> With pass, each password lives inside of a gpg encrypted file whose filename is the title of the website or resource that requires the password.
What the password goes to can potentially be _very_ sensitive. One of my side projects is a keyring manager; similarly, it feeds the data through GPG. However, the keyring is one file (i.e., all the stuff is rolled together). I also disagree with the design choice of taking the names of the objects on the keyring as a command line argument: they end up in history files. (This is the same argument, really; if you consider the name of the object on the keyring to be sensitive, then you don't want it as a filename (it's not encrypted) or as an arg (it's in a history file… not encrypted).)

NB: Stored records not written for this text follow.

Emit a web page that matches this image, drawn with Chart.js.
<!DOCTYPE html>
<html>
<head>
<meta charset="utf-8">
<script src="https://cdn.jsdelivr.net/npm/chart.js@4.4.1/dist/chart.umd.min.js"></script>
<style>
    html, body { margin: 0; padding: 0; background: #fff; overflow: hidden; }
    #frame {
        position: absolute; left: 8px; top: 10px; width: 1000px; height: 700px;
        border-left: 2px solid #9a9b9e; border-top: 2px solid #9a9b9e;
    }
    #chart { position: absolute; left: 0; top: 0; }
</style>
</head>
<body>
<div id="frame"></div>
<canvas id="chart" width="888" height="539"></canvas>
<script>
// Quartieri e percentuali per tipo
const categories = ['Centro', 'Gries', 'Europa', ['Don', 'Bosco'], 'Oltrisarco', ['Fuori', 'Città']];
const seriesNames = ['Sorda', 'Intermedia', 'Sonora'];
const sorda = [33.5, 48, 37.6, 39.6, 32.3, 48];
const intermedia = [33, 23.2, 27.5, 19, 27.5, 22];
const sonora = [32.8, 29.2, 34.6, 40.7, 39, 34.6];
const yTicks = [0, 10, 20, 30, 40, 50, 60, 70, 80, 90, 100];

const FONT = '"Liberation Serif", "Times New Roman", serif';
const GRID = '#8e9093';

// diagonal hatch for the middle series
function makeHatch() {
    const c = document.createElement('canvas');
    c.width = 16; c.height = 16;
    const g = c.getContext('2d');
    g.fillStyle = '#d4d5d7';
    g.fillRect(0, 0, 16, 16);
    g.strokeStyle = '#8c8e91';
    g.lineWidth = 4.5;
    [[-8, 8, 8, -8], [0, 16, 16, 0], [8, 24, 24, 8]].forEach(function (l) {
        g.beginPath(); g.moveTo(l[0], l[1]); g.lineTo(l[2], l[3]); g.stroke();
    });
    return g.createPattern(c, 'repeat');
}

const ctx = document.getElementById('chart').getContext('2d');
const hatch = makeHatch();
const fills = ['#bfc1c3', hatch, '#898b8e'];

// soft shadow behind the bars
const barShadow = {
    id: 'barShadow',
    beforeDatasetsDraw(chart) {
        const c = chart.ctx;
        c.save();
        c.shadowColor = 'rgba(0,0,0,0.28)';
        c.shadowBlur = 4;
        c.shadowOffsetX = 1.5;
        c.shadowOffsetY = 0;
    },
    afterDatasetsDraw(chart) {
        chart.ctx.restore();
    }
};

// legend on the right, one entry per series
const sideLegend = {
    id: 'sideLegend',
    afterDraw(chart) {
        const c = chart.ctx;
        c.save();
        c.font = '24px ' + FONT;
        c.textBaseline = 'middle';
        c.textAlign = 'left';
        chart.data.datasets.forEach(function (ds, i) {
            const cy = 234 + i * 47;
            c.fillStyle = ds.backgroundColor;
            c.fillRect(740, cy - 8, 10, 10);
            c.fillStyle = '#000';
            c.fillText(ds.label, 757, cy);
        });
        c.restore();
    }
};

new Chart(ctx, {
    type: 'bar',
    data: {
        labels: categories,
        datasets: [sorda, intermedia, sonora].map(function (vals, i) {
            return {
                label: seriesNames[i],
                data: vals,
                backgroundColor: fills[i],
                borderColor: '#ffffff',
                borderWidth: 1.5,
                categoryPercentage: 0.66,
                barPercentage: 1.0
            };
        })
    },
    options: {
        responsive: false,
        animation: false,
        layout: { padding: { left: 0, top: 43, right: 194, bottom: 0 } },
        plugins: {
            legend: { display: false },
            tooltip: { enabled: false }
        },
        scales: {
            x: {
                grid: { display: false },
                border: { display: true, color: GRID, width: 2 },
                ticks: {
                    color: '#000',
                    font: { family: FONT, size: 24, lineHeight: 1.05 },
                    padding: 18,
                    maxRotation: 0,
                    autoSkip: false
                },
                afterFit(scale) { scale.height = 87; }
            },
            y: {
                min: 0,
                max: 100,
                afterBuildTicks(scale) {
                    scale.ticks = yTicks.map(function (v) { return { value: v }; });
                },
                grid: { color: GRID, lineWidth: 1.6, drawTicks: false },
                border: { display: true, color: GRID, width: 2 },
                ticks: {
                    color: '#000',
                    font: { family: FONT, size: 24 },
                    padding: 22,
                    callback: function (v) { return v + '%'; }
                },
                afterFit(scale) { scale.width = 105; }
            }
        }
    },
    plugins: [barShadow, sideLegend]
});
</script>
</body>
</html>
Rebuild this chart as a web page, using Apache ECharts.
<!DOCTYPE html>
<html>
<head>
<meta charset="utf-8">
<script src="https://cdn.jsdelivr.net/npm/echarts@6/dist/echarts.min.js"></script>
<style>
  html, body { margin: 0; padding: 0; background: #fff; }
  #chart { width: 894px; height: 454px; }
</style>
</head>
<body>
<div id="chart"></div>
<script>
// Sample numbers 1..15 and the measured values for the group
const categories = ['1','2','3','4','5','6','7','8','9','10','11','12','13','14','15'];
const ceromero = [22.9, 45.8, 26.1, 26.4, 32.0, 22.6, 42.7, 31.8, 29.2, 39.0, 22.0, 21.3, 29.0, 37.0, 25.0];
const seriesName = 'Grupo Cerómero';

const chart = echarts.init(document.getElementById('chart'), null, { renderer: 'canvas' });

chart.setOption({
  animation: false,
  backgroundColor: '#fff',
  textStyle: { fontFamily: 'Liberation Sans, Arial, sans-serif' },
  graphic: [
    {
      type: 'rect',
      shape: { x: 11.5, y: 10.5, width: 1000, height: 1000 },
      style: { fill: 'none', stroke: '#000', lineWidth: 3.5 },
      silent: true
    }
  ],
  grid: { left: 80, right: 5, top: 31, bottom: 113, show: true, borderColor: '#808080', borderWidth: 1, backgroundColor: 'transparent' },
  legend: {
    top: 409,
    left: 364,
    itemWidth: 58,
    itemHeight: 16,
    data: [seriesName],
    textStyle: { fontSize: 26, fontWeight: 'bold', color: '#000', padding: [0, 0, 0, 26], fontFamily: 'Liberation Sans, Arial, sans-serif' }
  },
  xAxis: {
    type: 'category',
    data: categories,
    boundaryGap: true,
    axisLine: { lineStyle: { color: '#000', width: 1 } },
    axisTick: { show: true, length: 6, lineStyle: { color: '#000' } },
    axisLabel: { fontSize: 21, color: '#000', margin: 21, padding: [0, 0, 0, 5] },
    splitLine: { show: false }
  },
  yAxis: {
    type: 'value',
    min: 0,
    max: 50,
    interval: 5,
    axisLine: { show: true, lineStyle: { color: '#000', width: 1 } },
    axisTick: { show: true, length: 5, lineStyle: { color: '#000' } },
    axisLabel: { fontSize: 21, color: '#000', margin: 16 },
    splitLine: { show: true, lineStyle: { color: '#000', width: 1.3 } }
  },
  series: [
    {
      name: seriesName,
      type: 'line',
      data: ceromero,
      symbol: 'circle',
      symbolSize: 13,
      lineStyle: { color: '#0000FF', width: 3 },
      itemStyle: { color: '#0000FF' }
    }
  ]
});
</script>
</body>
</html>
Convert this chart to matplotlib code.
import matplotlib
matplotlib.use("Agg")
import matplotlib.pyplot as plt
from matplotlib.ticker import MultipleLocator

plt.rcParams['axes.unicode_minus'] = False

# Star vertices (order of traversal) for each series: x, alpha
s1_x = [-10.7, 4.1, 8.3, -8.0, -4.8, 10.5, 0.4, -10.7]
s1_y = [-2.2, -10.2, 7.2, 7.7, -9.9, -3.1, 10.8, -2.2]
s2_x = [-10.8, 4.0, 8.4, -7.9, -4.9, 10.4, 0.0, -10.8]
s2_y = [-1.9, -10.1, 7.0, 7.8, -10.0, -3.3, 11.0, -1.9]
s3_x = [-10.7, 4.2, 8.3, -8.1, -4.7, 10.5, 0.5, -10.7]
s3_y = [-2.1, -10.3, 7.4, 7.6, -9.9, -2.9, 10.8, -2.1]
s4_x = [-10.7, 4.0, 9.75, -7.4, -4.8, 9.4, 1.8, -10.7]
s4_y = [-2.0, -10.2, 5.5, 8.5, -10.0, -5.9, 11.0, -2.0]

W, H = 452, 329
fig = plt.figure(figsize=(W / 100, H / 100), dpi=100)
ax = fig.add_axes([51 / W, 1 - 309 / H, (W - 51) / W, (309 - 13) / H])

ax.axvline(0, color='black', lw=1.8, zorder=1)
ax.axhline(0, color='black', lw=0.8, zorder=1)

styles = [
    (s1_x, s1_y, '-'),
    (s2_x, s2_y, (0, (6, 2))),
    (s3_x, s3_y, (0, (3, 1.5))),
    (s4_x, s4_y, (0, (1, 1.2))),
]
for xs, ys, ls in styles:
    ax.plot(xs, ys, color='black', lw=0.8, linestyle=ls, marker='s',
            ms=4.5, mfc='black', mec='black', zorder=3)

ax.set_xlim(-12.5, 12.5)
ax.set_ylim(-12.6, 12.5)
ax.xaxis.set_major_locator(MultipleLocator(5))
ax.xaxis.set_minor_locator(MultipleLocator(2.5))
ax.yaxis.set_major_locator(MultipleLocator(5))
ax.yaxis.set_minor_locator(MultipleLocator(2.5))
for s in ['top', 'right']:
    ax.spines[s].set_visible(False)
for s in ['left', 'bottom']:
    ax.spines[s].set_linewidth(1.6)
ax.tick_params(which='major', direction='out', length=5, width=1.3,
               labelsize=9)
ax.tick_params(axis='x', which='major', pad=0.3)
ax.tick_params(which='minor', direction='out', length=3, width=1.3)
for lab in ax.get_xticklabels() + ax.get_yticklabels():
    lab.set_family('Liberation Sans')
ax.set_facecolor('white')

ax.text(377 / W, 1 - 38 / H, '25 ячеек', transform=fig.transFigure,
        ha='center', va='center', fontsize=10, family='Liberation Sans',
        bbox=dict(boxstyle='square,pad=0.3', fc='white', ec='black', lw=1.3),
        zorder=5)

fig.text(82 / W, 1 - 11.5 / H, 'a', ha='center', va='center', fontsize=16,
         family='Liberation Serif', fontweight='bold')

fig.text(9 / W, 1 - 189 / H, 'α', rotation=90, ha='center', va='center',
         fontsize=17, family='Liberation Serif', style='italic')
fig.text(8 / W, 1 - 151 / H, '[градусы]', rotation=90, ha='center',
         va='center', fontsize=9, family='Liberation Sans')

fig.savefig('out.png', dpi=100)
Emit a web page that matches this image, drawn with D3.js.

not built in but if you're on linux you can always overlay ecryptfs on your password safe directory, or just have your passwords in a separate vm entirely that is used only for that
I don't have it running yet but I am planning to write something where you have a vm you can connect to with the same/similar command syntax and it would pop up a window of some sort saying 'I received a request for password xyz, yes/no' this way you can have your main system and/or other vms have access to the password store in a controlled manner.
If you have this vm running an FDE install then it would make it also super easy to backup all your passwords, just shutdown the vm and copy the vdi, would only be a few gigs (don't need too much software in this install, just the base system, gpg and whatever ncurses daemon to listen for password requests)
ecryptfs doesn't obfuscate filenames (it is a "stacked" filesystem) so that's not going to do any good. You'll need block-level encryption such as LUKS and a loopback mount if you want to keep that hidden, at least when that partition isn't mounted.